— BEGIN MATERIAL PROVIDED —

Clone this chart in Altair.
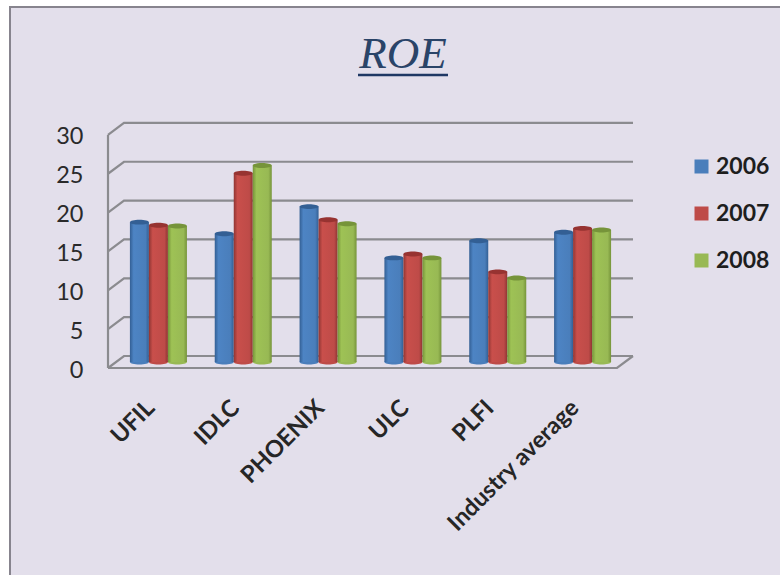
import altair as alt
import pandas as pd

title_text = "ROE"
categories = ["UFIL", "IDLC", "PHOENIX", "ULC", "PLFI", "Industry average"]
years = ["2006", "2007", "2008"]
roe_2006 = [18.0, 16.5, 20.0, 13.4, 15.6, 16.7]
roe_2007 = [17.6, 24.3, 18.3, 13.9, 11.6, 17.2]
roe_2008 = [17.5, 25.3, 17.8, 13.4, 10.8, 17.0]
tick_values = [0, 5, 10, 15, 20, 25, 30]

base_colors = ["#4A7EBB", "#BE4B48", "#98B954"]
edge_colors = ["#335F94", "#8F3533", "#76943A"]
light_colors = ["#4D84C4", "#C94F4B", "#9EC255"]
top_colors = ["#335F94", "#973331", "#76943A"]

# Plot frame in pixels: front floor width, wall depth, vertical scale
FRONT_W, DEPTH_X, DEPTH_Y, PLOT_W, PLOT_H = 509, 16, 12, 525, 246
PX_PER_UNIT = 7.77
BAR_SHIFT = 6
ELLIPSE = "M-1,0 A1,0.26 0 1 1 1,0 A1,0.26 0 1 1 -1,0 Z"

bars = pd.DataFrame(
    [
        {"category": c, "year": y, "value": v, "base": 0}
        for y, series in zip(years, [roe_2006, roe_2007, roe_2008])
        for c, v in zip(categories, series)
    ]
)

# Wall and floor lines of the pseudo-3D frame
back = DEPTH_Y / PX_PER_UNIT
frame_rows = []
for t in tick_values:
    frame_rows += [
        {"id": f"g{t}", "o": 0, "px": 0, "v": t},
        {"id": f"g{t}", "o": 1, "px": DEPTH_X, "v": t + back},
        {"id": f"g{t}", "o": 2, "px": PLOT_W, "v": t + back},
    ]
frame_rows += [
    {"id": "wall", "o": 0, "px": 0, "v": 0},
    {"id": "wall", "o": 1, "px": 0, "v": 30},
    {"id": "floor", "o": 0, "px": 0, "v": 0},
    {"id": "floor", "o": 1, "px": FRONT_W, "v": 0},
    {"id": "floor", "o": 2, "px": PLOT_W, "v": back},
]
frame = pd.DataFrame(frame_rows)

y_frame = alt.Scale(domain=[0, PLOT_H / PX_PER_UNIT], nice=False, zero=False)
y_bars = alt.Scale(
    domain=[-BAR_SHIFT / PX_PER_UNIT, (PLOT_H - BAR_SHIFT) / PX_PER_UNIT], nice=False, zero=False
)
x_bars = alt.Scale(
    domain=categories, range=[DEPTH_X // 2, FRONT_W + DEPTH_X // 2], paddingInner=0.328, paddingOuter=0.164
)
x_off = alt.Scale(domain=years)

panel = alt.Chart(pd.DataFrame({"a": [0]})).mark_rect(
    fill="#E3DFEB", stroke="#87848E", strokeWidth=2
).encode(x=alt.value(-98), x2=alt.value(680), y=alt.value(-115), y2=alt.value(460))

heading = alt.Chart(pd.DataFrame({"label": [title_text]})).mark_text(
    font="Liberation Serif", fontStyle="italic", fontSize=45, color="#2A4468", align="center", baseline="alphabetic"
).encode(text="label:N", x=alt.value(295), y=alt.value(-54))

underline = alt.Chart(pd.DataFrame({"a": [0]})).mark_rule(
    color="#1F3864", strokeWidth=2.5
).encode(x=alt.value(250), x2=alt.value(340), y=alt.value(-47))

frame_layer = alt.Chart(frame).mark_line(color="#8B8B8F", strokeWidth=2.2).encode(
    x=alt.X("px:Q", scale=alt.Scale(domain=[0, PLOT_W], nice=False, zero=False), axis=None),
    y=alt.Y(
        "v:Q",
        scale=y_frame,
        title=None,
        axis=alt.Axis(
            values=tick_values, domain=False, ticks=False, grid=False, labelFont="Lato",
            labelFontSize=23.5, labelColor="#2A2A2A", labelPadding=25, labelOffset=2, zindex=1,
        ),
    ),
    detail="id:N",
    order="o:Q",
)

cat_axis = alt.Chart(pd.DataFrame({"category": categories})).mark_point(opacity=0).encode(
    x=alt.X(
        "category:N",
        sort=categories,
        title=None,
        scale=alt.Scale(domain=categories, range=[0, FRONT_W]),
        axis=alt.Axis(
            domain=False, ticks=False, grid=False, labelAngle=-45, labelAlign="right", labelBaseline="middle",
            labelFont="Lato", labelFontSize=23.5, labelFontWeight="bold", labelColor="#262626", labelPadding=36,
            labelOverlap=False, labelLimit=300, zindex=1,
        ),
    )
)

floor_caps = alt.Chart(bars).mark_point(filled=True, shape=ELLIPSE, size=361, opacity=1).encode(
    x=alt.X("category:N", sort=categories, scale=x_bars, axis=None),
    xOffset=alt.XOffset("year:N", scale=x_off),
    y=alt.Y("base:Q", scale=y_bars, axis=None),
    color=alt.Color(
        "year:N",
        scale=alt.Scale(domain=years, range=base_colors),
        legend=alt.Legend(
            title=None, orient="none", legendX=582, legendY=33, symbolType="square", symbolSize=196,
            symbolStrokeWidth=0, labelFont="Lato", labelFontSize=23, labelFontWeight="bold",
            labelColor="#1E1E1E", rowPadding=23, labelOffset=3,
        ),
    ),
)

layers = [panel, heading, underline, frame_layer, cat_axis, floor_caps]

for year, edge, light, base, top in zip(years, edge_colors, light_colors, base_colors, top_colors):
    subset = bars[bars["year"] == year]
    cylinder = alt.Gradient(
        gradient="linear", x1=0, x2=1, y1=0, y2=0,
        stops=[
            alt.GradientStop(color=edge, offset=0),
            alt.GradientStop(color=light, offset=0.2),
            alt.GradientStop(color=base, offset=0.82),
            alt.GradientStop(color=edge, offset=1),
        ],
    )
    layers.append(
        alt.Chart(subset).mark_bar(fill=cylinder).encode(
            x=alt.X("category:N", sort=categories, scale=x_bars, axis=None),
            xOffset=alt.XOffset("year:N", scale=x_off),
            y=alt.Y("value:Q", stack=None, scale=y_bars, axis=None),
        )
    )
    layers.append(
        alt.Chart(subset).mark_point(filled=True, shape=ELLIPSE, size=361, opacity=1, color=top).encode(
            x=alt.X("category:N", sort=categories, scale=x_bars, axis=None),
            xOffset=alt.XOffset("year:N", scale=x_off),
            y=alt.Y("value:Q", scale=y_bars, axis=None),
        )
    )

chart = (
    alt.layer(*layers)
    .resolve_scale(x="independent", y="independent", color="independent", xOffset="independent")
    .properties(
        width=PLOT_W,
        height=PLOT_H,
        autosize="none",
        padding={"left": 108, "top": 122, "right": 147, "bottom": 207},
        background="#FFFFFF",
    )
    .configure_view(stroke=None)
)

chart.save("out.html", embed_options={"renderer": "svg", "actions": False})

— END MATERIAL PROVIDED —

REQUIRED TASK:
Only lines belong in the copy: transcribe those from the start of the data through the line that contains "frame = pd.DataFrame(frame_rows)", and skip the pictures.

RESULT OF THIS EXERCISE:
Clone this chart in Altair.
import altair as alt
import pandas as pd

title_text = "ROE"
categories = ["UFIL", "IDLC", "PHOENIX", "ULC", "PLFI", "Industry average"]
years = ["2006", "2007", "2008"]
roe_2006 = [18.0, 16.5, 20.0, 13.4, 15.6, 16.7]
roe_2007 = [17.6, 24.3, 18.3, 13.9, 11.6, 17.2]
roe_2008 = [17.5, 25.3, 17.8, 13.4, 10.8, 17.0]
tick_values = [0, 5, 10, 15, 20, 25, 30]

base_colors = ["#4A7EBB", "#BE4B48", "#98B954"]
edge_colors = ["#335F94", "#8F3533", "#76943A"]
light_colors = ["#4D84C4", "#C94F4B", "#9EC255"]
top_colors = ["#335F94", "#973331", "#76943A"]

# Plot frame in pixels: front floor width, wall depth, vertical scale
FRONT_W, DEPTH_X, DEPTH_Y, PLOT_W, PLOT_H = 509, 16, 12, 525, 246
PX_PER_UNIT = 7.77
BAR_SHIFT = 6
ELLIPSE = "M-1,0 A1,0.26 0 1 1 1,0 A1,0.26 0 1 1 -1,0 Z"

bars = pd.DataFrame(
    [
        {"category": c, "year": y, "value": v, "base": 0}
        for y, series in zip(years, [roe_2006, roe_2007, roe_2008])
        for c, v in zip(categories, series)
    ]
)

# Wall and floor lines of the pseudo-3D frame
back = DEPTH_Y / PX_PER_UNIT
frame_rows = []
for t in tick_values:
    frame_rows += [
        {"id": f"g{t}", "o": 0, "px": 0, "v": t},
        {"id": f"g{t}", "o": 1, "px": DEPTH_X, "v": t + back},
        {"id": f"g{t}", "o": 2, "px": PLOT_W, "v": t + back},
    ]
frame_rows += [
    {"id": "wall", "o": 0, "px": 0, "v": 0},
    {"id": "wall", "o": 1, "px": 0, "v": 30},
    {"id": "floor", "o": 0, "px": 0, "v": 0},
    {"id": "floor", "o": 1, "px": FRONT_W, "v": 0},
    {"id": "floor", "o": 2, "px": PLOT_W, "v": back},
]
frame = pd.DataFrame(frame_rows)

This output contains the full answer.